Burak'ın ilk geldiği anlarda çok tedirgin olduğunu belirten Fizyomer Baş Fizyoterapisti Melike Canan Gelerli ise, "Burak ilk geldiğinde yatağa alınırken bile çok tedirgin oluyordu. Çünkü onu kucağınıza alıp yatağa bırakırken bile kırıkları olabiliyordu. O yüzden hepimiz çok dikkatli davranmak zorundaydık. Öncelikle Burak'ın 21 yıldır hiç açılmamış ya da dokunulmamış eklemleri vardı , öncelikle onları açmamız gerekiyordu. Özellikle onların üstünde çalışmamız zaman aldı. Dikkatli olmalıydık çünkü yeni bir kırığa ve yeni bir acıya sebep olmamamız gerekiyordu bu süreçte. O yüzden çok yavaş ve emin adımlarla ilerledik. Bir yılın sonunda Burak ilk kez ayağı kalktı, 24 yıl sonra. Hepimiz bundan çok büyük mutluluk duyduk. Dedik ki bu işin arkası artık gelebilir. Ondan sonra çalışmalarımız düzenli olarak devam etti. Burak çok büyük bir çaba gösterdi. Biz de ona mesleki anlamda ve kurumumuz adına yapabileceğimiz bütün destekleri sunduk" şeklinde belirtti.
"Kendisi bağımsız olarak yürümeye başladı"

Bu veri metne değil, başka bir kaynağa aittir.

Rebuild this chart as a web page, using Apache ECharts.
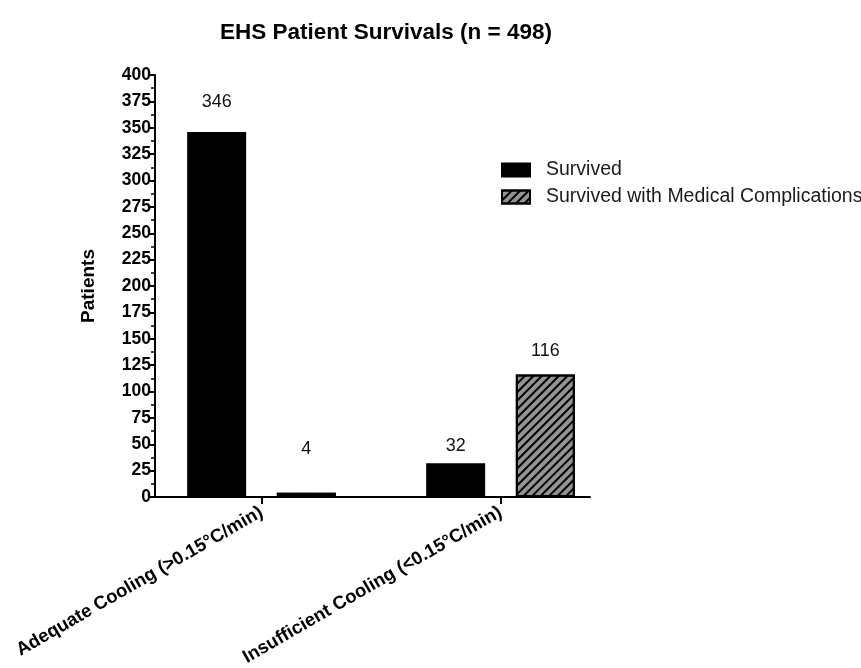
<!DOCTYPE html>
<html><head><meta charset="utf-8">
<script src="https://cdn.jsdelivr.net/npm/echarts@6/dist/echarts.min.js"></script>
<style>html,body{margin:0;padding:0;background:#fff}#c{width:861px;height:668px}</style>
</head><body><div id="c"></div>
<script>
const categories = ['Adequate Cooling (>0.15°C/min)', 'Insufficient Cooling (<0.15°C/min)'];
const seriesNames = ['Survived', 'Survived with Medical Complications'];
const survived = [346, 32];
const complications = [4, 116];
const yTicks = [0, 25, 50, 75, 100, 125, 150, 175, 200, 225, 250, 275, 300, 325, 350, 375, 400];

const font = 'Liberation Sans, Arial, Helvetica, sans-serif';
const chart = echarts.init(document.getElementById('c'));
const labelDist = [[21, 8], [35, 15]];
function mk(vals, si) {
  return vals.map((v, i) => ({ value: [i, v], label: { distance: labelDist[si][i] } }));
}
chart.setOption({
  animation: false,
  title: { text: 'EHS Patient Survivals (n = 498)', left: 381, textAlign: 'center', top: 16,
    textStyle: { fontFamily: font, fontSize: 22.5, fontWeight: 'bold', color: '#000' } },
  legend: { orient: 'vertical', left: 496, top: 155, itemWidth: 28, itemHeight: 13, itemGap: 7,
    icon: 'rect',
    textStyle: { fontFamily: font, fontSize: 19.5, color: '#1a1a1a', padding: [0, 0, 0, 11] }, data: seriesNames },
  grid: { left: 155, right: 271, top: 75, bottom: 171, containLabel: false, outerBoundsMode: 'none' },
  xAxis: { type: 'value', min: -0.4456, max: 1.3745,
    splitLine: { show: false },
    axisLine: { show: true, onZero: false, lineStyle: { color: '#000', width: 2 } },
    axisTick: { show: true, customValues: [0, 1], length: 7, lineStyle: { color: '#000', width: 2 } },
    axisLabel: { customValues: [0, 1], rotate: 30, margin: 14, formatter: v => categories[Math.round(v)] || '',
      fontFamily: font, fontSize: 18.5, fontWeight: 'bold', color: '#000' } },
  yAxis: { type: 'value', min: 0, max: 400, interval: 25,
    name: 'Patients', nameLocation: 'middle', nameGap: 57, nameRotate: 90,
    nameTextStyle: { fontFamily: font, fontSize: 19, fontWeight: 'bold', color: '#000' },
    splitLine: { show: false },
    axisLine: { show: true, onZero: false, lineStyle: { color: '#000', width: 2 } },
    axisTick: { show: true, length: 6, lineStyle: { color: '#000', width: 2 } },
    minorTick: { show: true, splitNumber: 2, length: 4, lineStyle: { color: '#000', width: 1.5 } },
    axisLabel: { margin: 4, fontFamily: font, fontSize: 17.5, fontWeight: 'bold', color: '#000',
      formatter: v => yTicks.includes(v) ? String(v) : '' } },
  series: [
    { name: seriesNames[0], type: 'bar', barWidth: 59, barGap: '52%', data: mk(survived, 0),
      itemStyle: { color: '#000', borderColor: '#000', borderWidth: 2 },
      label: { show: true, position: 'top', fontFamily: font, fontSize: 18, color: '#111' } },
    { name: seriesNames[1], type: 'bar', barWidth: 59, barGap: '52%', data: mk(complications, 1),
      itemStyle: { color: '#939393', borderColor: '#000', borderWidth: 2,
        decal: { symbol: 'rect', color: '#000', dashArrayX: [1, 0], dashArrayY: [1.6, 3.4], rotation: -Math.PI / 4, symbolSize: 1 } },
      label: { show: true, position: 'top', fontFamily: font, fontSize: 18, color: '#111' } }
  ]
});
</script></body></html>
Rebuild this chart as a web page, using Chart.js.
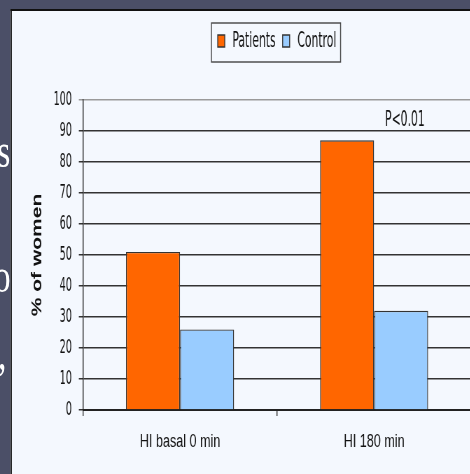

Eskişehir Fizyomer Fizik Tedavi ve Rehabilitasyon Tıp Merkezi Fizik Tedavi ve Rehabilitasyon Uzmanı Dr. Türkan Tünerir de, Burak Sakçı'nın zor bir sürecin ardından artık yüzünün güldüğünü belirtti. Tünerir şunları söyledi:
"Biz Burak'ı tanıdığımızda 23 yaşındaydı ve hiç ayağa kalkmamış, tekerlekli sandalye ile gezen, başkasının yardımına ihtiyacı olan bir bireydi. İlk gördüğümüzde, eklemleri çeşitli kemik kırıkları ve olduğu ameliyatlar nedeniyle tamamen kapalı denecek kadar kısıtlıydı. Ama biz ondaki azmi gördük. Yürümeye, ayağa kalkmaya çok istekliydi. Sürekli 'Ben yürüyebilir miyim? Siz bana destek olabilir misiniz?' şeklinde sorular soruyordu. Çevresinden yürüyemeyeceği konusunda yıllarca geri bildirim almış. Ama o çok azimliydi ve sürekli yürümek istiyordu. Bizim uğraşlarımızın uzun süreceğini ve yılmadan, bıkmadan tedaviye devam etmesi gerektiğini kendisine anlattık. Kendisi her şeye hazırlıklıydı. Yalnızca hedefi, hayali yürümekti. Bir yıllık bir uğraş sonrasında biz Burak'ı ayakta, dik durdurabildik. Daha sonrasındaki yıl destekli ve çeşitli cihazlara bağlı olarak adım atabilmesini sağladık. Bu ondaki motivasyonu daha da arttırdı. Bu adım atmaları sonrasında yürüyebileceği umudu daha da arttı. Sürekli tedaviler neticesinde daha önce walker dediğimiz yürüme cihazıyla yürürken artık 3 nokta destekli bastonla yürümeye başladı. En sonunda geçen hafta artık bastonunu da atarak kendisi bağımsız yürümeye başladı."